MTH417 Foundations of Geometry
Lead Faculty: Dr. Igor Ya Subbotin
Course Description
A discussion of fundamental ideas and processes common to Euclidean and Non-Euclidean Geometries: projective, affine and metric geometry. Examines the interplay between inductive and deductive reasoning and formal and informal proof. Addresses uses in science (transformations, scaling), art (Escher-type tessellations, projections), architecture (three-dimensional figures) and computer science (fractals, computer-aided design).
Learning Outcomes
- Compare and contrast projective geometry as generalizations of Euclidean geometry.
- Compare and contrast projective geometry as developed from a set of axioms or from groups of transformations.
- Discuss practical applications of projective geometry (including matrices).
- Discuss the concepts of duality, harmonic sets, and involutions.

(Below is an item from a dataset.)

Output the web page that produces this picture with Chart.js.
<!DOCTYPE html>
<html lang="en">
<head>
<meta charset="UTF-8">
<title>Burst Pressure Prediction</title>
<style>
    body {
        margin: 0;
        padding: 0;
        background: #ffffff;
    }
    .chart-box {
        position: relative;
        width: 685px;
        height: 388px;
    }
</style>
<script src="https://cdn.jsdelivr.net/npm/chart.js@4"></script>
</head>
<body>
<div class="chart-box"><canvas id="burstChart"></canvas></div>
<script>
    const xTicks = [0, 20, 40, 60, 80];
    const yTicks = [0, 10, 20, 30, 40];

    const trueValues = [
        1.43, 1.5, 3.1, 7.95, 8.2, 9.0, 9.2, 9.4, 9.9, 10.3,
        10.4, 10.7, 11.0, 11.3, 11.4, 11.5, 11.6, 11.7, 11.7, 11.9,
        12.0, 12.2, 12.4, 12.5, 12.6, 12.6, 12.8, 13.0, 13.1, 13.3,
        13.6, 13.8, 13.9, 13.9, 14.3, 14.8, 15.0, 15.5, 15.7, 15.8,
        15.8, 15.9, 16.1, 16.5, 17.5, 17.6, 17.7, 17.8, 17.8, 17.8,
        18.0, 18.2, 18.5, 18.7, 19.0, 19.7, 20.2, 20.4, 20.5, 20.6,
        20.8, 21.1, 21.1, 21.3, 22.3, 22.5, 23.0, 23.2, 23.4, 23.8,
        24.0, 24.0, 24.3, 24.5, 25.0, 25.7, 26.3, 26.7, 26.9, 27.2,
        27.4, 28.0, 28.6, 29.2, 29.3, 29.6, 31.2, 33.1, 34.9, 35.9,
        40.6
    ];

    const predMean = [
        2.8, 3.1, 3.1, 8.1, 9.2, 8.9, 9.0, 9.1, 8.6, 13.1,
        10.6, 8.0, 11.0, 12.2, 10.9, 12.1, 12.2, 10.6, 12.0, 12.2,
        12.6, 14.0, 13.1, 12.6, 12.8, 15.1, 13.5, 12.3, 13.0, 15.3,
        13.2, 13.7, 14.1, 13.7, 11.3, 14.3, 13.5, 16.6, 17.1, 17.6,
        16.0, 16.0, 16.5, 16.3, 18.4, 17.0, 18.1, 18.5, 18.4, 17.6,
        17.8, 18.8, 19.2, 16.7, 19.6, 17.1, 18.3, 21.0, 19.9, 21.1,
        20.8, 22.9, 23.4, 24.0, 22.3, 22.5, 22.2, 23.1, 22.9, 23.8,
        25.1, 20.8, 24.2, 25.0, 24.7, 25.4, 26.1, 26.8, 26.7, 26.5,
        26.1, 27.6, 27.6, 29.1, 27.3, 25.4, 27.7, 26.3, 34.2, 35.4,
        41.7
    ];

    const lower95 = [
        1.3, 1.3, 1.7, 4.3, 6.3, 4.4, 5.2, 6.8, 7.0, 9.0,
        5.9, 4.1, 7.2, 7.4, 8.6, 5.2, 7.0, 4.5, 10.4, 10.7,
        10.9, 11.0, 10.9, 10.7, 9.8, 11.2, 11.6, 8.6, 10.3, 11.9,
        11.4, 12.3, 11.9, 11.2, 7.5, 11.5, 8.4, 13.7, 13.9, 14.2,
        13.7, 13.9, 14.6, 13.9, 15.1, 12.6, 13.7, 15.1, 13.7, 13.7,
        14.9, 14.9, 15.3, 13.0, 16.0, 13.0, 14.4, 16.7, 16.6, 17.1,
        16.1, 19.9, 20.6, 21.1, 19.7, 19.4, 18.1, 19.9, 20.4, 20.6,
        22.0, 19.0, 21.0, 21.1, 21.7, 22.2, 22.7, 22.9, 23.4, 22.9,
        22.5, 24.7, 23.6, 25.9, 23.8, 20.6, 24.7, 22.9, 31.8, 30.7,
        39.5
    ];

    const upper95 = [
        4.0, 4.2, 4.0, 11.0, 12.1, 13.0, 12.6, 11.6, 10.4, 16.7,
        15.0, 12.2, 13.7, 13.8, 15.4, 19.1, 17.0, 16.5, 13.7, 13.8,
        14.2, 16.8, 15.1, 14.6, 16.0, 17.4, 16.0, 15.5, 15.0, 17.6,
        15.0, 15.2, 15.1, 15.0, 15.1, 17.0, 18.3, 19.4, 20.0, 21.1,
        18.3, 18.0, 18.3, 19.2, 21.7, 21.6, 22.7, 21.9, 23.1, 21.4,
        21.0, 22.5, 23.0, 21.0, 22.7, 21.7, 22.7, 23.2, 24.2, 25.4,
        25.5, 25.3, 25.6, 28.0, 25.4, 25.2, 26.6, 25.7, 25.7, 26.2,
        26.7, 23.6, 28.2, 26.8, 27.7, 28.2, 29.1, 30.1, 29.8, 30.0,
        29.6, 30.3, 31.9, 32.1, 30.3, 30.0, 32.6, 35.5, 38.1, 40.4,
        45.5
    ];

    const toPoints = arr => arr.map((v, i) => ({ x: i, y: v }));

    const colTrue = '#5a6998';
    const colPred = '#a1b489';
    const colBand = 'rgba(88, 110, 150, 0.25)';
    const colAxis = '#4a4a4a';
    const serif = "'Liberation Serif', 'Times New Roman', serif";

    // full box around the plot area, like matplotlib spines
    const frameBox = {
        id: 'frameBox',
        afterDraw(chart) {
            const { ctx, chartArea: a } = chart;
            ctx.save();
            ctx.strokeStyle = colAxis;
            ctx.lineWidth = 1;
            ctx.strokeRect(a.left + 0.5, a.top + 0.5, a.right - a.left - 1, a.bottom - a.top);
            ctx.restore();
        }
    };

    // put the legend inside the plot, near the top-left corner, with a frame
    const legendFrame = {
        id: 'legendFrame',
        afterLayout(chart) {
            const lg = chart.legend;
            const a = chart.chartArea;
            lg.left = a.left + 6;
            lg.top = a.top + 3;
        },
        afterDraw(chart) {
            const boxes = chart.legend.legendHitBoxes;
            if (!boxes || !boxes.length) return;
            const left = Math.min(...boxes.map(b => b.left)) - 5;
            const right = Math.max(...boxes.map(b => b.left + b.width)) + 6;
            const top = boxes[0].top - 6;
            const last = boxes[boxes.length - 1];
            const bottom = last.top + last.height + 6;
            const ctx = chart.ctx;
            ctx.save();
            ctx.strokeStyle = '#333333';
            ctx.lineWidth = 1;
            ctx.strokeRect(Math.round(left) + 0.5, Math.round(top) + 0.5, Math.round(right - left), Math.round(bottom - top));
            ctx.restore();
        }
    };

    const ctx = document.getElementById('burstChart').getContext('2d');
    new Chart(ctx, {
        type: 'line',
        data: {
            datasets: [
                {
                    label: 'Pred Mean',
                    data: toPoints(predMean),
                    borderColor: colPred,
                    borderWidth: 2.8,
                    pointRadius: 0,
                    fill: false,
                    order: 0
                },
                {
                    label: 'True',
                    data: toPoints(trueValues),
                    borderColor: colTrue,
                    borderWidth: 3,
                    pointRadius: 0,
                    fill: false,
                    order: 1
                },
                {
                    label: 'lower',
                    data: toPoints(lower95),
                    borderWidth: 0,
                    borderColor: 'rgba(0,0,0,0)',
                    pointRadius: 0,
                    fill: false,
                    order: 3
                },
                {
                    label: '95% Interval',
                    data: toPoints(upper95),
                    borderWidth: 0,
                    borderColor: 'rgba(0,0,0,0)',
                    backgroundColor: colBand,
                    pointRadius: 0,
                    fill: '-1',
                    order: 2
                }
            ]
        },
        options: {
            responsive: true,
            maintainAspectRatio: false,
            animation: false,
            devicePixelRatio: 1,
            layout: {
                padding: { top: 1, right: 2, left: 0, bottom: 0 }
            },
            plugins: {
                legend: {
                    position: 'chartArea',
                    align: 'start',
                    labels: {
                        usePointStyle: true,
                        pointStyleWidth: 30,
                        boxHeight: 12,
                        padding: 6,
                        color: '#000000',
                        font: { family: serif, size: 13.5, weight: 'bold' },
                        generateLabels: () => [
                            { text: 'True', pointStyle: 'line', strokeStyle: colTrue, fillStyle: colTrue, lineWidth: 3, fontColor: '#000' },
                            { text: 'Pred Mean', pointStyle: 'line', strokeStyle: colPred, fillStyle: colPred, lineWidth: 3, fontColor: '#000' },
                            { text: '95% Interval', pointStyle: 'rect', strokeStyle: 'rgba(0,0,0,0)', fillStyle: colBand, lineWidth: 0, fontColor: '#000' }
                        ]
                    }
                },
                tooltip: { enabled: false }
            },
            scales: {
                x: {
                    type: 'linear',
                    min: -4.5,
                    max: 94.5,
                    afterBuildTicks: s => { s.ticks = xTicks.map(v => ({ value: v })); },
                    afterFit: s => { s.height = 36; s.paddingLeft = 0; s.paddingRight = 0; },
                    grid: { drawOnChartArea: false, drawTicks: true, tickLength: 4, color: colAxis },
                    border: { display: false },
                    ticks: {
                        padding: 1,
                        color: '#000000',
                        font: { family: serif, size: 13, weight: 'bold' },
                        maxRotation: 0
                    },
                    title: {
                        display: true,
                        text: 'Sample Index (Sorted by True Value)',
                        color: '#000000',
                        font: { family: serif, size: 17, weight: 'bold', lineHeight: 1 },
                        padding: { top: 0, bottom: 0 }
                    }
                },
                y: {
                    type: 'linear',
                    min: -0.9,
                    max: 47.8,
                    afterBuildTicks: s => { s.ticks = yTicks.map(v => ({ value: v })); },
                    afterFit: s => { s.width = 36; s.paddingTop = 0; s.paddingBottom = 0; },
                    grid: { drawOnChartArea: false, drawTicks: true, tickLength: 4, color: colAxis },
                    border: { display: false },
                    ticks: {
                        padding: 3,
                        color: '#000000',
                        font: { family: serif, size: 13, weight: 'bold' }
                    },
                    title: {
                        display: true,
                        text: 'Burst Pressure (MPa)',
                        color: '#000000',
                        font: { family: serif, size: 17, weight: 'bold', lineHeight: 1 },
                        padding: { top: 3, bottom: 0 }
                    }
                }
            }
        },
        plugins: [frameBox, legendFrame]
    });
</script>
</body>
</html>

- Discuss Brouwer's fixed point theorem and its practical applications.
- Discuss the map-coloring problem and the controversy of its computer proof.
- Explain Euler's formula and construct a Mobius strip.
- Describe the various attempts to prove the Fifth Postulate and the social climate of the times and countries.
- Compare and contrast Euclidean, hyperbolic geometry and elliptic geometry.
- Discuss the concept of parallax and describe how modern scientists use non-Euclidean geometry to attempt to describe the physical nature of the universe.